• Data block:
━━━━━━━━━━━━━━━━
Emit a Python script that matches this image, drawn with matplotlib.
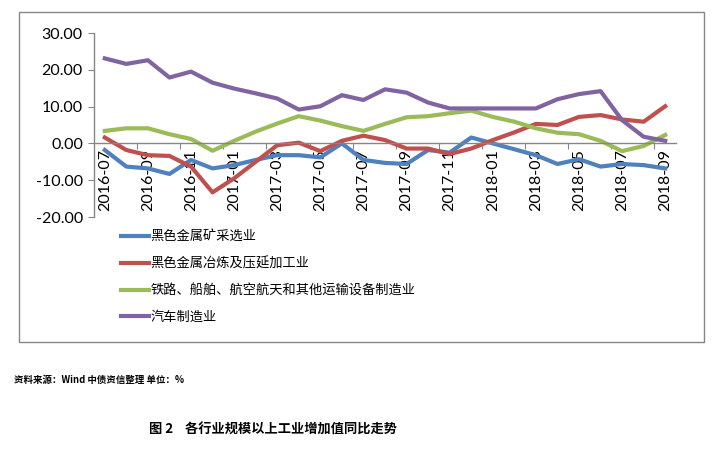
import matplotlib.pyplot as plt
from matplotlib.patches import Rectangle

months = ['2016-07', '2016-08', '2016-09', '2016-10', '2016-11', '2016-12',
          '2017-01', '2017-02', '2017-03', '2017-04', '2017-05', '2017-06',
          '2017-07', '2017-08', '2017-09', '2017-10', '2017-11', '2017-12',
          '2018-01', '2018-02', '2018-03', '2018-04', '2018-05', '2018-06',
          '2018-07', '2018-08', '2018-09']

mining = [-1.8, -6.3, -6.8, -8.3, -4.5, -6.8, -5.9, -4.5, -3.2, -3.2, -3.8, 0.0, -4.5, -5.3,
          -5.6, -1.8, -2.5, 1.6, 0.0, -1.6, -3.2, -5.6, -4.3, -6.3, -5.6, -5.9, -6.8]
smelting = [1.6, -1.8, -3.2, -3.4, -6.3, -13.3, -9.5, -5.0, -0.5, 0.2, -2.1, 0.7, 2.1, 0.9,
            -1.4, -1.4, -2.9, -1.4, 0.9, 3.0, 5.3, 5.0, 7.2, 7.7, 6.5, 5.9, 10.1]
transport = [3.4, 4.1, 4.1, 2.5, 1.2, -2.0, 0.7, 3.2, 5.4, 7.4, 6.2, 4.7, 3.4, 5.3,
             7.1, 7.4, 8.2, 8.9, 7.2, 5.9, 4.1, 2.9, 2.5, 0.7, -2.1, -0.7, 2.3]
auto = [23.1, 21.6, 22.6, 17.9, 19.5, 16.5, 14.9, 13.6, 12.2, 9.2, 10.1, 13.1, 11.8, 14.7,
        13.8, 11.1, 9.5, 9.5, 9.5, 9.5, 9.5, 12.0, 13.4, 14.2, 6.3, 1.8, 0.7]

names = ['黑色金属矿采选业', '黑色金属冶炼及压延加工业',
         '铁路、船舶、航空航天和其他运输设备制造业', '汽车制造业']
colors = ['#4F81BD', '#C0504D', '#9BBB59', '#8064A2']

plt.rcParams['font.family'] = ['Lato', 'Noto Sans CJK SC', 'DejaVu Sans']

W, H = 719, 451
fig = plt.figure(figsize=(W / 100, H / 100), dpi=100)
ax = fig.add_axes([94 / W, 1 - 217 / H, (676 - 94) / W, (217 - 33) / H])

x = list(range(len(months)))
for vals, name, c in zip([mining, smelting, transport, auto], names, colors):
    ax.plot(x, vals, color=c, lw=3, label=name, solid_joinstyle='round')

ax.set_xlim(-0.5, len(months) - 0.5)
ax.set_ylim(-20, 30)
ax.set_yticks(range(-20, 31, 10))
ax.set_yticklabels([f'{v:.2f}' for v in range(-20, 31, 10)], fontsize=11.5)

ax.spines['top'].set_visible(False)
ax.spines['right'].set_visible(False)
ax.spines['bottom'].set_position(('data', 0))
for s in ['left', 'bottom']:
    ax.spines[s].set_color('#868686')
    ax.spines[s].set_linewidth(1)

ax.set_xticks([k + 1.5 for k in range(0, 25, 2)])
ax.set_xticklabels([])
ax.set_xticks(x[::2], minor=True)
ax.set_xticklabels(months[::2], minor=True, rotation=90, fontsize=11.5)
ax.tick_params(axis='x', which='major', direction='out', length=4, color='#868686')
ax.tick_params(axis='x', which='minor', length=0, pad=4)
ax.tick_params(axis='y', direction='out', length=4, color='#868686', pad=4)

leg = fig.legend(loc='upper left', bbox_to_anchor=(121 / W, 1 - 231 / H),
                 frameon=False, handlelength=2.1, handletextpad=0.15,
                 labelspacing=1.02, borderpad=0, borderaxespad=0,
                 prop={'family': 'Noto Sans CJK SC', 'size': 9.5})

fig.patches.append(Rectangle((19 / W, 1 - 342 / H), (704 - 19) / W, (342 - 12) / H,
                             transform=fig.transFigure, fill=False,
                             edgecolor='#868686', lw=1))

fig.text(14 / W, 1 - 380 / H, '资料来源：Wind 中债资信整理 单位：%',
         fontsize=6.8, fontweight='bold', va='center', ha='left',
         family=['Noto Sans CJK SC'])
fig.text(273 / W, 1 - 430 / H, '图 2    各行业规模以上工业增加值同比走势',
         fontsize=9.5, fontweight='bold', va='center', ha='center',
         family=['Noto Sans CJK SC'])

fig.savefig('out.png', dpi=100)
━━━━━━━━━━━━━━━━
• Exercise:
Extract the full listing above verbatim; pictures are to be left out of the copy.

• Result below:
Emit a Python script that matches this image, drawn with matplotlib.
import matplotlib.pyplot as plt
from matplotlib.patches import Rectangle

months = ['2016-07', '2016-08', '2016-09', '2016-10', '2016-11', '2016-12',
          '2017-01', '2017-02', '2017-03', '2017-04', '2017-05', '2017-06',
          '2017-07', '2017-08', '2017-09', '2017-10', '2017-11', '2017-12',
          '2018-01', '2018-02', '2018-03', '2018-04', '2018-05', '2018-06',
          '2018-07', '2018-08', '2018-09']

mining = [-1.8, -6.3, -6.8, -8.3, -4.5, -6.8, -5.9, -4.5, -3.2, -3.2, -3.8, 0.0, -4.5, -5.3,
          -5.6, -1.8, -2.5, 1.6, 0.0, -1.6, -3.2, -5.6, -4.3, -6.3, -5.6, -5.9, -6.8]
smelting = [1.6, -1.8, -3.2, -3.4, -6.3, -13.3, -9.5, -5.0, -0.5, 0.2, -2.1, 0.7, 2.1, 0.9,
            -1.4, -1.4, -2.9, -1.4, 0.9, 3.0, 5.3, 5.0, 7.2, 7.7, 6.5, 5.9, 10.1]
transport = [3.4, 4.1, 4.1, 2.5, 1.2, -2.0, 0.7, 3.2, 5.4, 7.4, 6.2, 4.7, 3.4, 5.3,
             7.1, 7.4, 8.2, 8.9, 7.2, 5.9, 4.1, 2.9, 2.5, 0.7, -2.1, -0.7, 2.3]
auto = [23.1, 21.6, 22.6, 17.9, 19.5, 16.5, 14.9, 13.6, 12.2, 9.2, 10.1, 13.1, 11.8, 14.7,
        13.8, 11.1, 9.5, 9.5, 9.5, 9.5, 9.5, 12.0, 13.4, 14.2, 6.3, 1.8, 0.7]

names = ['黑色金属矿采选业', '黑色金属冶炼及压延加工业',
         '铁路、船舶、航空航天和其他运输设备制造业', '汽车制造业']
colors = ['#4F81BD', '#C0504D', '#9BBB59', '#8064A2']

plt.rcParams['font.family'] = ['Lato', 'Noto Sans CJK SC', 'DejaVu Sans']

W, H = 719, 451
fig = plt.figure(figsize=(W / 100, H / 100), dpi=100)
ax = fig.add_axes([94 / W, 1 - 217 / H, (676 - 94) / W, (217 - 33) / H])

x = list(range(len(months)))
for vals, name, c in zip([mining, smelting, transport, auto], names, colors):
    ax.plot(x, vals, color=c, lw=3, label=name, solid_joinstyle='round')

ax.set_xlim(-0.5, len(months) - 0.5)
ax.set_ylim(-20, 30)
ax.set_yticks(range(-20, 31, 10))
ax.set_yticklabels([f'{v:.2f}' for v in range(-20, 31, 10)], fontsize=11.5)

ax.spines['top'].set_visible(False)
ax.spines['right'].set_visible(False)
ax.spines['bottom'].set_position(('data', 0))
for s in ['left', 'bottom']:
    ax.spines[s].set_color('#868686')
    ax.spines[s].set_linewidth(1)

ax.set_xticks([k + 1.5 for k in range(0, 25, 2)])
ax.set_xticklabels([])
ax.set_xticks(x[::2], minor=True)
ax.set_xticklabels(months[::2], minor=True, rotation=90, fontsize=11.5)
ax.tick_params(axis='x', which='major', direction='out', length=4, color='#868686')
ax.tick_params(axis='x', which='minor', length=0, pad=4)
ax.tick_params(axis='y', direction='out', length=4, color='#868686', pad=4)

leg = fig.legend(loc='upper left', bbox_to_anchor=(121 / W, 1 - 231 / H),
                 frameon=False, handlelength=2.1, handletextpad=0.15,
                 labelspacing=1.02, borderpad=0, borderaxespad=0,
                 prop={'family': 'Noto Sans CJK SC', 'size': 9.5})

fig.patches.append(Rectangle((19 / W, 1 - 342 / H), (704 - 19) / W, (342 - 12) / H,
                             transform=fig.transFigure, fill=False,
                             edgecolor='#868686', lw=1))

fig.text(14 / W, 1 - 380 / H, '资料来源：Wind 中债资信整理 单位：%',
         fontsize=6.8, fontweight='bold', va='center', ha='left',
         family=['Noto Sans CJK SC'])
fig.text(273 / W, 1 - 430 / H, '图 2    各行业规模以上工业增加值同比走势',
         fontsize=9.5, fontweight='bold', va='center', ha='center',
         family=['Noto Sans CJK SC'])

fig.savefig('out.png', dpi=100)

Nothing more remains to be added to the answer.